- Film poster
- Directed by: Teppo Airaksinen
- Written by: Olli Haikka; Ali Moussavi; Patricia Goren; Eric Goren;
- Produced by: Olli Haikka
- Starring: Jake Short; Miles J. Harvey; Madison Davenport; Odessa A'zion; Iliza Shlesinger; Damon Wayans Jr.;
- Cinematography: Cory Geryak
- Edited by: Jussi Rautaniemi
- Music by: Jacques Brautbar
- Production company: Yellow Film & TV
- Distributed by: Vertical Entertainment (United States) SF Studios (Finland)
- Release dates: 9 April 2021 (SFIFF); 11 February 2022 (Finland and U.S.);
- Running time: 91 minutes
- Countries: Canada; Finland; United States;
- Language: English
- Budget: EUR 8.8 million (US$9.5 million)

= Supercool (film) =

Supercool is a 2021 comedy film directed by Teppo Airaksinen and written by Olli Haikka. Set in the American high school milieu, the film tells the story about a boy who wishes to be cool enough to socialize with his crush, but when the wish comes true, he suddenly wakes up one morning to a different reality. The film stars Jake Short, Miles J. Harvey and Madison Davenport.

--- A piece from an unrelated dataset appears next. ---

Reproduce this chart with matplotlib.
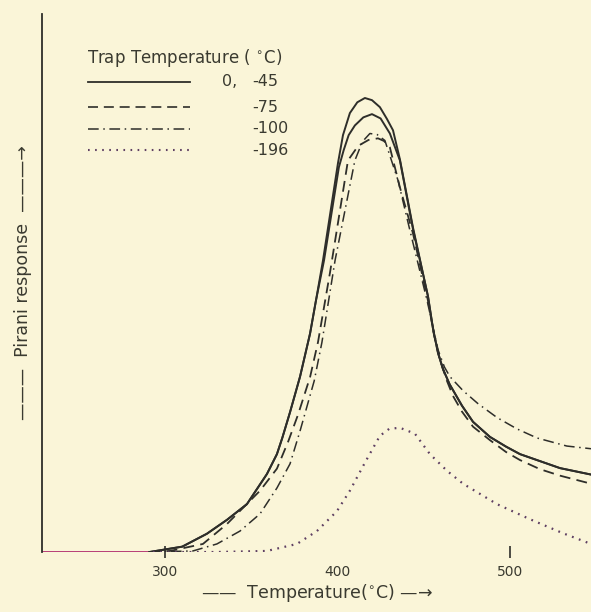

The film premiered at the San Francisco International Film Festival on April 9, 2021 and was released on February 11, 2022.

== Plot ==
Best friends, Neil and Gilbert start their senior year of high school with high hopes and aspirations. Neil has always fantasized about being cool enough to date his long-time crush Summer and Gilbert has always dreamed of being a social media superstar. After what is, by all accounts, a very disappointing and embarrassing first day in school, Neil makes a magical wish to be cool just at the magical moment when the clock strikes 11:11. The next morning, Neil wakes up to a reality that is straight from the comics of his dreams. With the assistance of Neil's charismatic neighbor, Jimmy, and Gilbert's wild ideas, Neil endures one epic night.

==Cast==
- Jake Short as Neil
- Miles J. Harvey as Gilbert
- Madison Davenport as Summer
- Odessa A'zion as Jaclyn
- Iliza Shlesinger as Victoria
- Damon Wayans Jr. as Jimmy
- Peter Moses as Justin
- Jonathan Kite as Uber Driver
- Kira Kosarin as Ava
- Madison Bailey as Emily
- Will Meyers as Chad
- Greg Cromer as Officer Shepherd
- Luis Fernandez-Gil as Officer Ramirez

== Reception ==
On the review aggregator website Rotten Tomatoes, the film holds an approval rating of 40% based on 10 reviews, with an average rating of 4.9/10.